On the heels of Microsoft's second patent-related suit against Motorola filed Tuesday, Motorola has fired back with lawsuits of its own.
Yesterday, Motorola accused Microsoft of infringing 16 patents in its Xbox gaming console and in Windows for servers, PCs, and mobile devices, the company said. The accusations are in complaints filed in U.S. District Court for the Southern District of Florida and the Western District of Wisconsin.
The suit is one of a rash of patent cases that's broken out in the mobile-device market, with other combatants including Apple, Nokia, HTC, Google, and Oracle. Microsoft accused Motorola of infringing its patents in an October lawsuit; the second suit, filed Tuesday, accused Motorola of breaching its contract by overcharging for patents for wireless communication and video-decoding technology used in the Xbox.
Motorola has requested Microsoft stop using its patented technology and pay compensation. Here's Motorola's description of the patents it alleges Microsoft violates:
The Motorola patents directed to PC and server software relate to Windows OS, digital video coding, e-mail technology including Exchange, Messenger, and Outlook, Windows Live instant messaging, and object-oriented software architecture. The Motorola patents directed to Windows mobile software relate to Windows Marketplace, Bing maps, and object-oriented software architecture.
In a statement, Motorola issued the customary words touting its own intellectual property and regretting that Microsoft chose to bring its complaint to the courts.
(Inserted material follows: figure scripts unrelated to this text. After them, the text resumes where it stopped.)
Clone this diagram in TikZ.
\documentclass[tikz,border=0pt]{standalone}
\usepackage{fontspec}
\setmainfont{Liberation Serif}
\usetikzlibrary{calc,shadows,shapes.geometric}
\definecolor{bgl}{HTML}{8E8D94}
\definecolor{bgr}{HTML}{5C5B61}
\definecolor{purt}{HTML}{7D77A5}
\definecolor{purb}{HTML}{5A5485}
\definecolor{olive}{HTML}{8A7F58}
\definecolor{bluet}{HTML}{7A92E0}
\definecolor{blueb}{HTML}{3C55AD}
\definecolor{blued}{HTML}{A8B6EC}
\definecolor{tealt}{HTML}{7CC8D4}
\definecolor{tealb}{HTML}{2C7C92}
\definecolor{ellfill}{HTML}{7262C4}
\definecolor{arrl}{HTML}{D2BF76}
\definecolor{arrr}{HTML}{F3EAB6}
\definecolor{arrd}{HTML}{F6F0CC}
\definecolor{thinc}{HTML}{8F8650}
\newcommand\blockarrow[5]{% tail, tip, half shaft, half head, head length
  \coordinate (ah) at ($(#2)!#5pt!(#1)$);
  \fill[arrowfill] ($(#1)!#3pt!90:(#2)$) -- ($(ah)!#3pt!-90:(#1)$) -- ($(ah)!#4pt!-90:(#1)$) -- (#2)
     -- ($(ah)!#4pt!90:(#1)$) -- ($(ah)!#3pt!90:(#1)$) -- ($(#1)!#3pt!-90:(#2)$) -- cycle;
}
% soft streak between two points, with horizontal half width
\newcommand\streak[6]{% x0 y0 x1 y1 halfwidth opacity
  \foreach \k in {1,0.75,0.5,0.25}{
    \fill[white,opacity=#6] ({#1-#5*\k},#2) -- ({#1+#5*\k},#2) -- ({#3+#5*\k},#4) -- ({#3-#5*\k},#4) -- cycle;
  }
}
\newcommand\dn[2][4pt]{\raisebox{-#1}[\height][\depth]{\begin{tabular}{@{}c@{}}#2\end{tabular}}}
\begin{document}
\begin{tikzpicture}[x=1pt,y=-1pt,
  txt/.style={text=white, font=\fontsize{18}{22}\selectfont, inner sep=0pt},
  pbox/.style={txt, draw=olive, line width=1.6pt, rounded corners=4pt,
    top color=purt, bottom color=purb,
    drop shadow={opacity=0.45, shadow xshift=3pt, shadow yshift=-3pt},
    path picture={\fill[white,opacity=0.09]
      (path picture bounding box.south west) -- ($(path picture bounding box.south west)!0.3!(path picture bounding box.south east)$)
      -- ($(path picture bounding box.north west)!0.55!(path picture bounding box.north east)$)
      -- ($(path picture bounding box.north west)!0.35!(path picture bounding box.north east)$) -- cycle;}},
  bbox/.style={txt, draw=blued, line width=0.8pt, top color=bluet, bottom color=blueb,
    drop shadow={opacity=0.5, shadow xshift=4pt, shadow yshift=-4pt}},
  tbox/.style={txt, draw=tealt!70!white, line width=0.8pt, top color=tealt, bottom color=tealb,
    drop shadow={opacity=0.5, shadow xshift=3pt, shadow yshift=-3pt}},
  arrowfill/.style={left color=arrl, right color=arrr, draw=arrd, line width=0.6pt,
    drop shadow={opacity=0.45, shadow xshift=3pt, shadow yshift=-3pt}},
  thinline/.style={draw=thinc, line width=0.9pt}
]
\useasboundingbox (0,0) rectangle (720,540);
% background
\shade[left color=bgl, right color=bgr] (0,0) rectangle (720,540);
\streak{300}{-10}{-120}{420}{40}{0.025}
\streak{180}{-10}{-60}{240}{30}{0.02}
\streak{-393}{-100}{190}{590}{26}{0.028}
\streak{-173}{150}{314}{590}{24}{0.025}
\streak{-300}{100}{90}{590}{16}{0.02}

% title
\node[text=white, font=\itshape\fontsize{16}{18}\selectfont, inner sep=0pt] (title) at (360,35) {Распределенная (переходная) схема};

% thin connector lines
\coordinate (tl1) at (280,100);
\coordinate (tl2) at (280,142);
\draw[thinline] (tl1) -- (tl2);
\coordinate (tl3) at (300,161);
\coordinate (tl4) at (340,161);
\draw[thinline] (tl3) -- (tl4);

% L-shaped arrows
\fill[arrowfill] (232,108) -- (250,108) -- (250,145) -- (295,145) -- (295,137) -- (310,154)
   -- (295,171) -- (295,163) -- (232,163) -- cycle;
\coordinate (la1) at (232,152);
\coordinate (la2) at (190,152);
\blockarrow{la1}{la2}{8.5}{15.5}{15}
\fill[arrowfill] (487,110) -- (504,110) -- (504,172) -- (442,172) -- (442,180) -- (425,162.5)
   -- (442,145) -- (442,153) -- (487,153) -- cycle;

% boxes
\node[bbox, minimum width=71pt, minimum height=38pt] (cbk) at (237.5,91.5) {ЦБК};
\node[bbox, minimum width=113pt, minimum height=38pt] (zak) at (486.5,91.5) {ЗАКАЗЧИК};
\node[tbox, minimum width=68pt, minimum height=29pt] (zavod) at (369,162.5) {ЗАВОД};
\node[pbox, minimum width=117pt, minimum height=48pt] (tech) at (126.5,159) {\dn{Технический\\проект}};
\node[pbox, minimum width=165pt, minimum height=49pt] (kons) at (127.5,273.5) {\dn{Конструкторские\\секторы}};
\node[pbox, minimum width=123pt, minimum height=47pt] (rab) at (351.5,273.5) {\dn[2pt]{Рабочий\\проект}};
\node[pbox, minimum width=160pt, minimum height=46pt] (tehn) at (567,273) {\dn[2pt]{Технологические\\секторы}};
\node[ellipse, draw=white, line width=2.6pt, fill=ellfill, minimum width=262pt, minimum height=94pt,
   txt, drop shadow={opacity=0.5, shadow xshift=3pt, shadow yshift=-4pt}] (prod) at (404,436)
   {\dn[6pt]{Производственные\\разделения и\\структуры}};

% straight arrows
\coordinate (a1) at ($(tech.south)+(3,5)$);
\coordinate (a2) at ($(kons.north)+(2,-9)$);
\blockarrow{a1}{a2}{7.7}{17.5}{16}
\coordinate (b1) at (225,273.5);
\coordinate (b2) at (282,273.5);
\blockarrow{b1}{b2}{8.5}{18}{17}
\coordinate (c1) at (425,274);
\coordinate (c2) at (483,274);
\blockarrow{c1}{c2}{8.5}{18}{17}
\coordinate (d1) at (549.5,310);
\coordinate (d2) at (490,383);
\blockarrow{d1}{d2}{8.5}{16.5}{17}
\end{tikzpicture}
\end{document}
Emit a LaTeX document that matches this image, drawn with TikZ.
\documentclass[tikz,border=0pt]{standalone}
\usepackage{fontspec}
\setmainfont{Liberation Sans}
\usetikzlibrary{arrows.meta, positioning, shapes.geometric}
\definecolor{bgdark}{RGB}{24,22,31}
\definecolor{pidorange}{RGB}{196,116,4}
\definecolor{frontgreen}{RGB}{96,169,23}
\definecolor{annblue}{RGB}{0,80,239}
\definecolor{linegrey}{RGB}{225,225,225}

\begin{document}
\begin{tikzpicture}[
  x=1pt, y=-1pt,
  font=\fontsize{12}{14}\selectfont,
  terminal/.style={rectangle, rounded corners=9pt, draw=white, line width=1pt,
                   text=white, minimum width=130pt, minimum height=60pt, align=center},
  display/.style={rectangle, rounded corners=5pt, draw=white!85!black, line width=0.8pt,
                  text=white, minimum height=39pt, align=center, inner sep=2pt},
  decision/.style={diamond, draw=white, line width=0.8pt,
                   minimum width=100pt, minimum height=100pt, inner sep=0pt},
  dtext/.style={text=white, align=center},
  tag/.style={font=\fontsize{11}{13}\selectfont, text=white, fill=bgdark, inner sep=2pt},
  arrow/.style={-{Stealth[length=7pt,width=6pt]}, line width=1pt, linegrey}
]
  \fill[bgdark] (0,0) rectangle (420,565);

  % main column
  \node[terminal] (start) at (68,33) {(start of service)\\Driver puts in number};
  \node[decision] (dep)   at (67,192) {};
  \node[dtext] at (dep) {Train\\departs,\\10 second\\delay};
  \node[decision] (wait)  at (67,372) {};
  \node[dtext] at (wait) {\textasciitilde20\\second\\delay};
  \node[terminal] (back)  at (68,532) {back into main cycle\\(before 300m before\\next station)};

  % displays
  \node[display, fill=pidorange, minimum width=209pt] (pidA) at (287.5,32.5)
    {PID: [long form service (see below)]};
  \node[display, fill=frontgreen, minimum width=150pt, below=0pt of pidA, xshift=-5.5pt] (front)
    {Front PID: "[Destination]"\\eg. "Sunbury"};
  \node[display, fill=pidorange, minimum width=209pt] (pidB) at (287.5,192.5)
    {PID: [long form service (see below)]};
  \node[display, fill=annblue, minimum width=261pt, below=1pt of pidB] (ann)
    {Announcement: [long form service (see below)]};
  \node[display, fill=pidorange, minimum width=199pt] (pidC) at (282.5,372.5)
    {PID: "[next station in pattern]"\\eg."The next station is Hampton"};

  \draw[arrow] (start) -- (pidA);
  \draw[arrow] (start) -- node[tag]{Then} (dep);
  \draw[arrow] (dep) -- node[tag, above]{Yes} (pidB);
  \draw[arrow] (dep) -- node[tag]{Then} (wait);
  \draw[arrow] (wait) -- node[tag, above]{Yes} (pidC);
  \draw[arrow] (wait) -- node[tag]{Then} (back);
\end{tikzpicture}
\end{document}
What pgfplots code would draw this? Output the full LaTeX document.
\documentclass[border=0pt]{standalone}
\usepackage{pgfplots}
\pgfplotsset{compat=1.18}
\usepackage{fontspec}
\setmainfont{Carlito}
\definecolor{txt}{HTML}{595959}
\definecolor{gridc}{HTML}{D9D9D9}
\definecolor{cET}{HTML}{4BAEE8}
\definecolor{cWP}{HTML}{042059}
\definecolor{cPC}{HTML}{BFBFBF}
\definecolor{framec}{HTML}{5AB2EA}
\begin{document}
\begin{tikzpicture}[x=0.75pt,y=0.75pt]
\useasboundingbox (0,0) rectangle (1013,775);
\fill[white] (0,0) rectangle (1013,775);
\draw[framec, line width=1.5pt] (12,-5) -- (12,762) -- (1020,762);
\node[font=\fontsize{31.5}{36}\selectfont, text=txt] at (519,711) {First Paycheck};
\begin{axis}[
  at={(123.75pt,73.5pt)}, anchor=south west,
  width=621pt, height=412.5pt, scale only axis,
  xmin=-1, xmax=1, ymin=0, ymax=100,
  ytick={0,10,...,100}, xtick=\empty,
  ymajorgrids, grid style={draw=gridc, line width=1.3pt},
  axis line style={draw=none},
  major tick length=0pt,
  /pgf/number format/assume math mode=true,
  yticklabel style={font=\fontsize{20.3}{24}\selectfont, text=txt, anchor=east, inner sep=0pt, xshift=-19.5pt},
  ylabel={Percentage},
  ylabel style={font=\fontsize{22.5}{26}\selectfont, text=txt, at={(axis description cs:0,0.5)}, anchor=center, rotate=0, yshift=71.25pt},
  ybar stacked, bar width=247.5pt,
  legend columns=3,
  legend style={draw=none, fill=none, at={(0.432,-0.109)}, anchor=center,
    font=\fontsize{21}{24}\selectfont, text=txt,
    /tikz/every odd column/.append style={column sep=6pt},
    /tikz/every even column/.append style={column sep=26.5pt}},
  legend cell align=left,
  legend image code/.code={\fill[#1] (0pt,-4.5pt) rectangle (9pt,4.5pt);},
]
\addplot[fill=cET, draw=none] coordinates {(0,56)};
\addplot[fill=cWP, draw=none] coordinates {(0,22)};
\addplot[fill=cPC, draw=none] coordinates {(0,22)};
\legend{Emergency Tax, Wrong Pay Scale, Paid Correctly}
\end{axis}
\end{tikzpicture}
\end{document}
"Motorola's R&D and intellectual property are of great importance to the Company and are renowned worldwide. We are committed to protecting the interests of our shareholders, customers and other stakeholders and are bringing this action against Microsoft in order to halt its infringement of key Motorola patents. Motorola has invested billions of dollars in R&D to create a deep and broad intellectual property portfolio and we will continue to do what is necessary to protect our proprietary technology," said Kirk Dailey, corporate vice president of intellectual property at Motorola Mobility. "It is unfortunate that Microsoft has chosen the litigation path rather than entering into comprehensive licensing negotiations, as Motorola has mutually beneficial licensing relationships with the great majority of technology companies industrywide."
Update 9:55 a.m. PT: Horacio Gutierrez, Microsoft's corporate vice president and deputy general counsel of intellectual property and licensing, had this response: "We are still reviewing Motorola's filing, which we just received. This move is typical of the litigation process, and we are not surprised. We remain confident in our position and will continue to move forward with the complaints we initiated against Motorola in the U.S. District Court for the Western District of Washington and with the International Trade Commission (ITC)."